## [Problem statement]
Quote every line of the data below as it stands, omitting pictures.

□ □ □

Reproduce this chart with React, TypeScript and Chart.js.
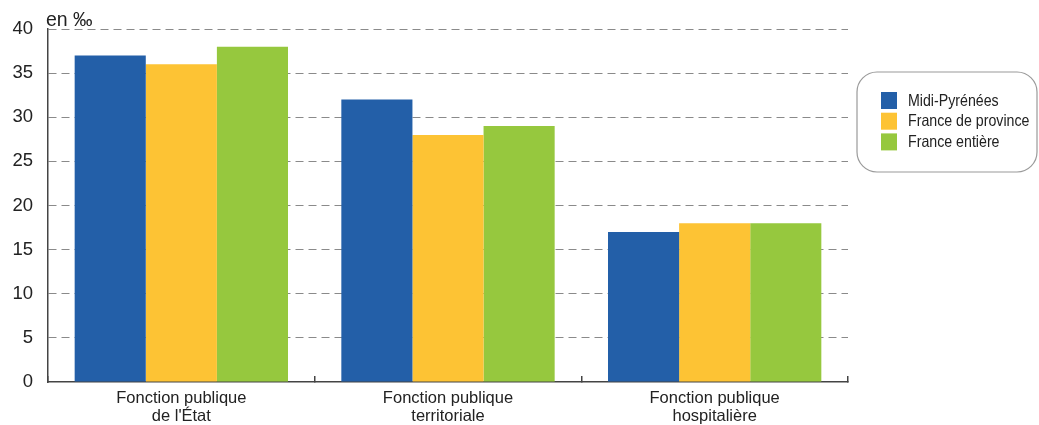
import React, { useEffect, useRef } from "react";
import { Chart, registerables } from "chart.js";

Chart.register(...registerables);

const categories: string[][] = [
  ["Fonction publique", "de l'État"],
  ["Fonction publique", "territoriale"],
  ["Fonction publique", "hospitalière"],
];
const seriesLabels = ["Midi-Pyrénées", "France de province", "France entière"];
const midiPyrenees = [37, 32, 17];
const franceProvince = [36, 28, 18];
const franceEntiere = [38, 29, 18];
const seriesColors = ["#235fa8", "#fdc334", "#96c83e"];
const unitLabel = "en ‰";

const FONT = "'Liberation Sans', Arial, Helvetica, sans-serif";

const decorPlugin = {
  id: "decor",
  afterDraw(chart: any) {
    const ctx = chart.ctx as CanvasRenderingContext2D;
    const area = chart.chartArea;
    ctx.save();
    // unit label
    ctx.fillStyle = "#222";
    ctx.font = `19.5px ${FONT}`;
    ctx.textAlign = "left";
    ctx.textBaseline = "alphabetic";
    ctx.fillText(unitLabel, area.left - 2, area.top - 3);

    // legend box
    const bx = area.right + 9;
    const by = 72;
    const bw = 180;
    const bh = 100;
    ctx.beginPath();
    (ctx as any).roundRect(bx, by, bw, bh, 20);
    ctx.fillStyle = "#ffffff";
    ctx.fill();
    ctx.lineWidth = 1.2;
    ctx.strokeStyle = "#9a9a9a";
    ctx.stroke();

    const ds = chart.data.datasets;
    ctx.textBaseline = "middle";
    for (let i = 0; i < ds.length; i++) {
      const y = by + 20 + i * 20.7;
      ctx.fillStyle = ds[i].backgroundColor;
      ctx.fillRect(bx + 24, y, 16, 17);
      ctx.save();
      ctx.translate(bx + 51, y + 9);
      ctx.scale(0.86, 1);
      ctx.font = `16.5px ${FONT}`;
      ctx.fillStyle = "#222";
      ctx.fillText(ds[i].label, 0, 0);
      ctx.restore();
    }
    ctx.restore();
  },
};

export default function App() {
  const ref = useRef<HTMLCanvasElement | null>(null);
  useEffect(() => {
    if (!ref.current) return;
    const chart = new Chart(ref.current, {
      type: "bar",
      data: {
        labels: categories,
        datasets: [
          { label: seriesLabels[0], data: midiPyrenees, backgroundColor: seriesColors[0] },
          { label: seriesLabels[1], data: franceProvince, backgroundColor: seriesColors[1] },
          { label: seriesLabels[2], data: franceEntiere, backgroundColor: seriesColors[2] },
        ],
      },
      options: {
        animation: false,
        responsive: false,
        layout: { padding: { top: 29, right: 191, left: 0, bottom: 0 } },
        datasets: { bar: { categoryPercentage: 0.8, barPercentage: 1.0 } },
        plugins: { legend: { display: false }, tooltip: { enabled: false } },
        scales: {
          x: {
            grid: {
              display: true,
              drawOnChartArea: false,
              drawTicks: true,
              tickLength: -6,
              color: "#444",
              lineWidth: 1.5,
            },
            border: { display: true, color: "#444", width: 1.5 },
            ticks: {
              color: "#222",
              font: { family: FONT, size: 16.5, lineHeight: 1.08 },
              padding: 14,
              maxRotation: 0,
              autoSkip: false,
            },
            afterFit(scale: any) {
              scale.height = 43;
            },
          },
          y: {
            min: 0,
            max: 40,
            ticks: {
              stepSize: 5,
              color: "#222",
              font: { family: FONT, size: 18.5 },
              padding: 15,
            },
            grid: {
              drawTicks: false,
              color: (c: any) => (c.tick && c.tick.value === 0 ? "rgba(0,0,0,0)" : "#8a8a8a"),
              lineWidth: 1,
            },
            border: { display: true, color: "#444", width: 1.5, dash: [8, 5] },
            afterFit(scale: any) {
              scale.width = 48;
            },
          },
        },
      },
      plugins: [decorPlugin],
    } as any);
    return () => chart.destroy();
  }, []);
  return (
    <div style={{ position: "fixed", left: 0, top: 0, width: 1039, height: 425, background: "#fff" }}>
      <canvas ref={ref} width={1039} height={425} />
    </div>
  );
}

□ □ □

## [Complete answer]
Reproduce this chart with React, TypeScript and Chart.js.
import React, { useEffect, useRef } from "react";
import { Chart, registerables } from "chart.js";

Chart.register(...registerables);

const categories: string[][] = [
  ["Fonction publique", "de l'État"],
  ["Fonction publique", "territoriale"],
  ["Fonction publique", "hospitalière"],
];
const seriesLabels = ["Midi-Pyrénées", "France de province", "France entière"];
const midiPyrenees = [37, 32, 17];
const franceProvince = [36, 28, 18];
const franceEntiere = [38, 29, 18];
const seriesColors = ["#235fa8", "#fdc334", "#96c83e"];
const unitLabel = "en ‰";

const FONT = "'Liberation Sans', Arial, Helvetica, sans-serif";

const decorPlugin = {
  id: "decor",
  afterDraw(chart: any) {
    const ctx = chart.ctx as CanvasRenderingContext2D;
    const area = chart.chartArea;
    ctx.save();
    // unit label
    ctx.fillStyle = "#222";
    ctx.font = `19.5px ${FONT}`;
    ctx.textAlign = "left";
    ctx.textBaseline = "alphabetic";
    ctx.fillText(unitLabel, area.left - 2, area.top - 3);

    // legend box
    const bx = area.right + 9;
    const by = 72;
    const bw = 180;
    const bh = 100;
    ctx.beginPath();
    (ctx as any).roundRect(bx, by, bw, bh, 20);
    ctx.fillStyle = "#ffffff";
    ctx.fill();
    ctx.lineWidth = 1.2;
    ctx.strokeStyle = "#9a9a9a";
    ctx.stroke();

    const ds = chart.data.datasets;
    ctx.textBaseline = "middle";
    for (let i = 0; i < ds.length; i++) {
      const y = by + 20 + i * 20.7;
      ctx.fillStyle = ds[i].backgroundColor;
      ctx.fillRect(bx + 24, y, 16, 17);
      ctx.save();
      ctx.translate(bx + 51, y + 9);
      ctx.scale(0.86, 1);
      ctx.font = `16.5px ${FONT}`;
      ctx.fillStyle = "#222";
      ctx.fillText(ds[i].label, 0, 0);
      ctx.restore();
    }
    ctx.restore();
  },
};

export default function App() {
  const ref = useRef<HTMLCanvasElement | null>(null);
  useEffect(() => {
    if (!ref.current) return;
    const chart = new Chart(ref.current, {
      type: "bar",
      data: {
        labels: categories,
        datasets: [
          { label: seriesLabels[0], data: midiPyrenees, backgroundColor: seriesColors[0] },
          { label: seriesLabels[1], data: franceProvince, backgroundColor: seriesColors[1] },
          { label: seriesLabels[2], data: franceEntiere, backgroundColor: seriesColors[2] },
        ],
      },
      options: {
        animation: false,
        responsive: false,
        layout: { padding: { top: 29, right: 191, left: 0, bottom: 0 } },
        datasets: { bar: { categoryPercentage: 0.8, barPercentage: 1.0 } },
        plugins: { legend: { display: false }, tooltip: { enabled: false } },
        scales: {
          x: {
            grid: {
              display: true,
              drawOnChartArea: false,
              drawTicks: true,
              tickLength: -6,
              color: "#444",
              lineWidth: 1.5,
            },
            border: { display: true, color: "#444", width: 1.5 },
            ticks: {
              color: "#222",
              font: { family: FONT, size: 16.5, lineHeight: 1.08 },
              padding: 14,
              maxRotation: 0,
              autoSkip: false,
            },
            afterFit(scale: any) {
              scale.height = 43;
            },
          },
          y: {
            min: 0,
            max: 40,
            ticks: {
              stepSize: 5,
              color: "#222",
              font: { family: FONT, size: 18.5 },
              padding: 15,
            },
            grid: {
              drawTicks: false,
              color: (c: any) => (c.tick && c.tick.value === 0 ? "rgba(0,0,0,0)" : "#8a8a8a"),
              lineWidth: 1,
            },
            border: { display: true, color: "#444", width: 1.5, dash: [8, 5] },
            afterFit(scale: any) {
              scale.width = 48;
            },
          },
        },
      },
      plugins: [decorPlugin],
    } as any);
    return () => chart.destroy();
  }, []);
  return (
    <div style={{ position: "fixed", left: 0, top: 0, width: 1039, height: 425, background: "#fff" }}>
      <canvas ref={ref} width={1039} height={425} />
    </div>
  );
}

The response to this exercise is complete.